Keep every line where the word "that" appears; drop the rest.
— begin Dataset records —
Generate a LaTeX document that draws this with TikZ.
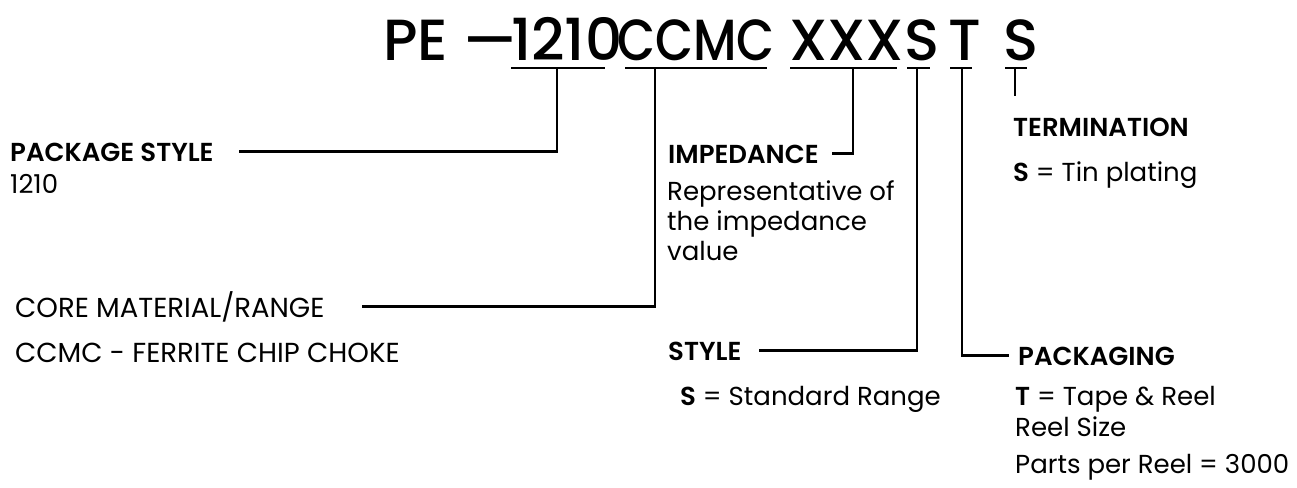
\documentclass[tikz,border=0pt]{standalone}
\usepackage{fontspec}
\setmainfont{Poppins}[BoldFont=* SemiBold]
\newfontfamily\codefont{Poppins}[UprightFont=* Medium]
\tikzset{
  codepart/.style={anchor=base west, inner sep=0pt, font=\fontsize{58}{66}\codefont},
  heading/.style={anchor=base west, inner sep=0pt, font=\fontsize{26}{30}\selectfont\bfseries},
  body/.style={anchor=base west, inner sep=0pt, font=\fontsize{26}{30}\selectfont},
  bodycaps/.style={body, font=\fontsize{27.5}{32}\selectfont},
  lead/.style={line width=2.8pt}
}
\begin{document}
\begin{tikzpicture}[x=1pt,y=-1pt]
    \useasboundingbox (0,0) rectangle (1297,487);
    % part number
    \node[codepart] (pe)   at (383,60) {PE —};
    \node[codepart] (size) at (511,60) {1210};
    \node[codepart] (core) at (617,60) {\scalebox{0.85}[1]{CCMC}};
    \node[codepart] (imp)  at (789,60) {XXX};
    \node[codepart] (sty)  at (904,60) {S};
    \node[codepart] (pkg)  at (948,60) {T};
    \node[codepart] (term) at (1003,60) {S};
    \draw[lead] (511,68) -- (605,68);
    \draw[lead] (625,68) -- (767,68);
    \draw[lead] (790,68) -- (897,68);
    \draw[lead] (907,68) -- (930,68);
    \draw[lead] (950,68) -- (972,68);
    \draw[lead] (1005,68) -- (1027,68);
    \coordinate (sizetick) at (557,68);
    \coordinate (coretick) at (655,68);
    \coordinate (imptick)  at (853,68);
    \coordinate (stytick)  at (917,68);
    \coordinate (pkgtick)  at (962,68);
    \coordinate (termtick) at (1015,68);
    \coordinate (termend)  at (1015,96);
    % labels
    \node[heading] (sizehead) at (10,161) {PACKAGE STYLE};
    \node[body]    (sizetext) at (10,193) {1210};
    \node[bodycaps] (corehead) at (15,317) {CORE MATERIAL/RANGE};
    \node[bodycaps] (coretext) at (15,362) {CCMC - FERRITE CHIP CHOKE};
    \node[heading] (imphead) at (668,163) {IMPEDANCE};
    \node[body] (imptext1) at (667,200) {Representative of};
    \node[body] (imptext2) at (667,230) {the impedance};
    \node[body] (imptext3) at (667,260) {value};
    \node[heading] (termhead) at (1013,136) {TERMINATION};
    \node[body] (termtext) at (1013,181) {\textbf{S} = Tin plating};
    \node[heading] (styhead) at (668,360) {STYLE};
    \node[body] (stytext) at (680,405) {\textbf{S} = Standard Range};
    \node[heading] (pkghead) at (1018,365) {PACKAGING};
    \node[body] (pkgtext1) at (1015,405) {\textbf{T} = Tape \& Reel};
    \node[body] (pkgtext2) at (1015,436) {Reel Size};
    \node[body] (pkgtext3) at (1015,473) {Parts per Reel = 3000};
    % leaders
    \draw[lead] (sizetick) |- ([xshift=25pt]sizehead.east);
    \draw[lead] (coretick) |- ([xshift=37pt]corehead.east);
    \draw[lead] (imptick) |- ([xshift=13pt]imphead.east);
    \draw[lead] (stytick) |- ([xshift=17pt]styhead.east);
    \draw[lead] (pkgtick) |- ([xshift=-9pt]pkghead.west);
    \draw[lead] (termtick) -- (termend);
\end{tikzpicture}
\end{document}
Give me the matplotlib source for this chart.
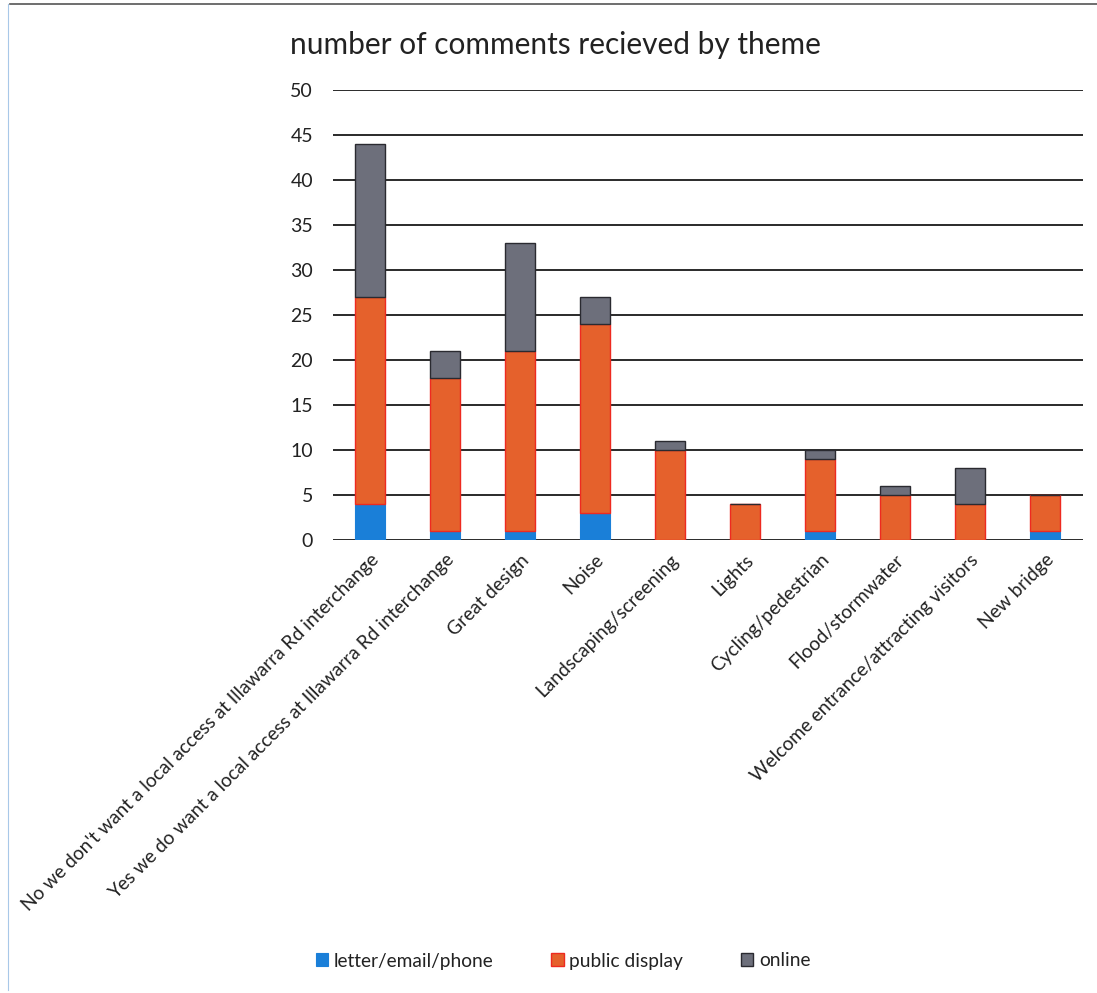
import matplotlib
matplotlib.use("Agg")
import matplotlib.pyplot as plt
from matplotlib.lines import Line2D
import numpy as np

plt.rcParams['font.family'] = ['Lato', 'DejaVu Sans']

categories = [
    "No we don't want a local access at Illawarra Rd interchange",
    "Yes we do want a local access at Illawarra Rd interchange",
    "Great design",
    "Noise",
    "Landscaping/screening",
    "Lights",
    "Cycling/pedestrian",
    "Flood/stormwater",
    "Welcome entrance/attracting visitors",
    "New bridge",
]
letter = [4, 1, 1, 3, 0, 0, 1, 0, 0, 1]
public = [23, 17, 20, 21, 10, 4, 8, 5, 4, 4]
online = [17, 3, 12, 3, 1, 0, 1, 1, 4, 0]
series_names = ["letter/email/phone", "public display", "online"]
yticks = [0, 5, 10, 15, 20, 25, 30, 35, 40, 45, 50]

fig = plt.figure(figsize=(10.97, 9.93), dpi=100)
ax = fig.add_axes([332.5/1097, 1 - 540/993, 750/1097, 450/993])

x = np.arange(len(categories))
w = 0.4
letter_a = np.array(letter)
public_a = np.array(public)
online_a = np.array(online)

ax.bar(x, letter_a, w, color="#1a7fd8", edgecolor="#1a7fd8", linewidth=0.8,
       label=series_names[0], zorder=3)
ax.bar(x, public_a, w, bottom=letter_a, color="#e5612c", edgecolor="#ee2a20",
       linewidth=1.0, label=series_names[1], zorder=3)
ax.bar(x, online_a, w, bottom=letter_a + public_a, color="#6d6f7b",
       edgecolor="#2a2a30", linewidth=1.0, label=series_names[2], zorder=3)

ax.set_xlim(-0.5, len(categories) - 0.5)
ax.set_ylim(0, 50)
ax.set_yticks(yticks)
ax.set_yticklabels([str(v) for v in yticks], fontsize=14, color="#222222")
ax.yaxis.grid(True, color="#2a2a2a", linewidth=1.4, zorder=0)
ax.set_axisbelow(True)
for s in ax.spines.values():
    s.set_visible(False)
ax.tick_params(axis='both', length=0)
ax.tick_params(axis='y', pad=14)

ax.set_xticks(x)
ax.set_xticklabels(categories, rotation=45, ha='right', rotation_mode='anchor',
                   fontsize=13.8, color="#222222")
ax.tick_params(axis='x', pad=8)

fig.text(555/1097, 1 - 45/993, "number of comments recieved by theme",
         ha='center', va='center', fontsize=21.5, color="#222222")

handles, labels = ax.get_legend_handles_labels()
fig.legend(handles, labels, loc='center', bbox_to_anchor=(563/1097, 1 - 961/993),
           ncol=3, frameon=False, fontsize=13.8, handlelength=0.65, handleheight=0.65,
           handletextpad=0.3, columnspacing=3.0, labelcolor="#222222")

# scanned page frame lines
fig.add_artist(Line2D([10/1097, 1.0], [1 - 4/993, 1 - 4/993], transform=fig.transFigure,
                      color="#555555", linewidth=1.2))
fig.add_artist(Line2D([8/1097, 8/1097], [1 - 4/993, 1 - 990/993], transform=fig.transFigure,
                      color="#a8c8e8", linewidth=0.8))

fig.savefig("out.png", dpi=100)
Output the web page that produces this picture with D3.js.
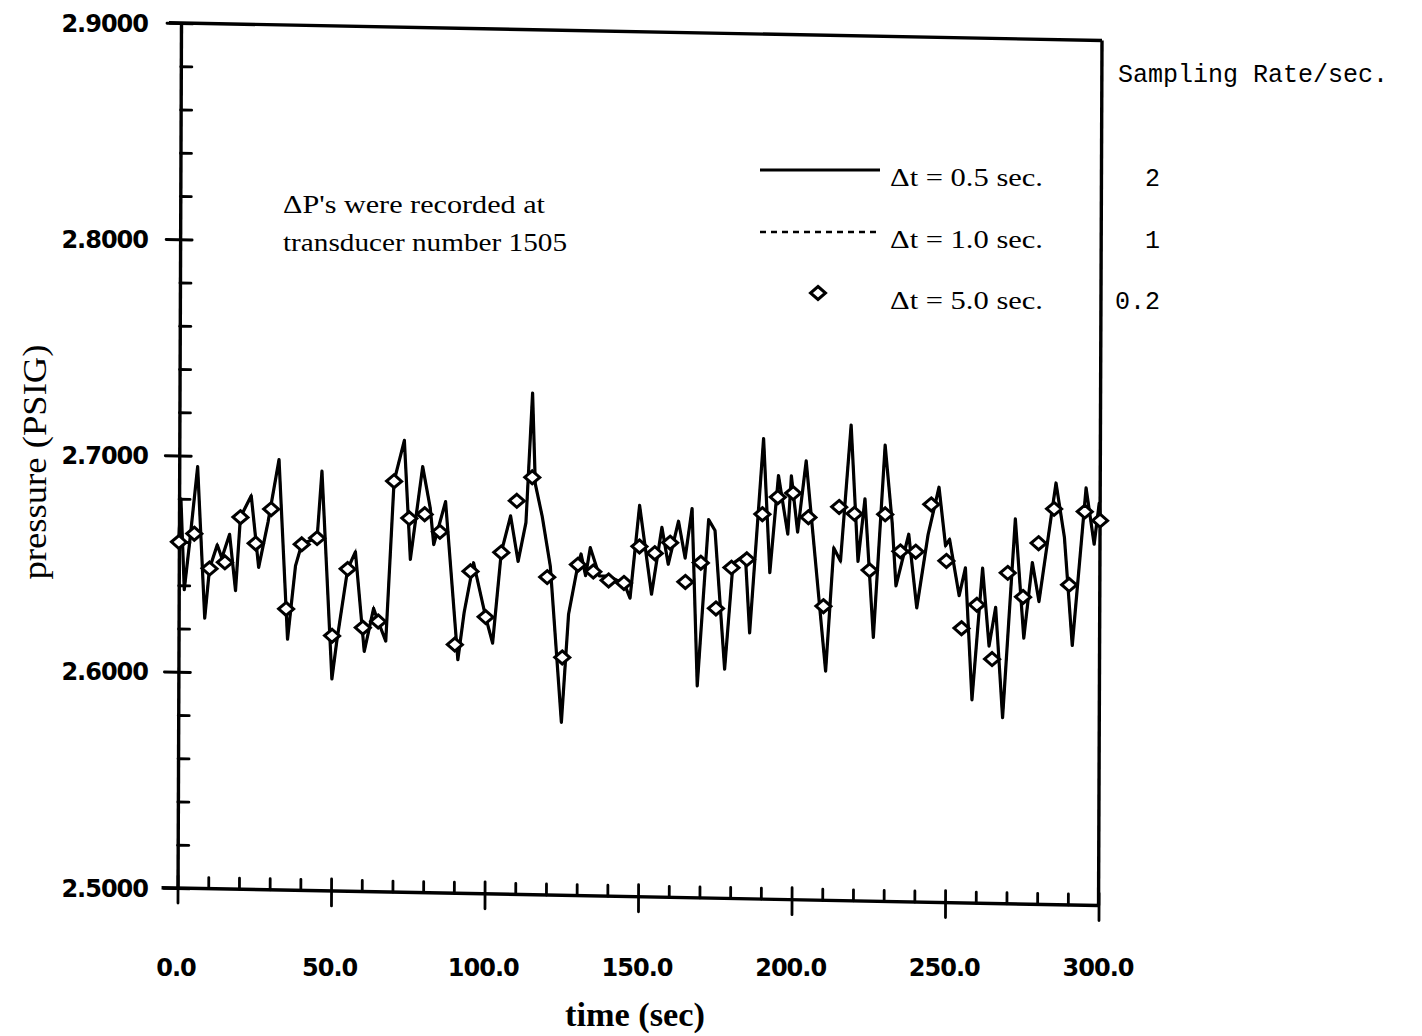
— end Dataset records —
## The completed task:
Generate a LaTeX document that draws this with TikZ.
Output the web page that produces this picture with D3.js.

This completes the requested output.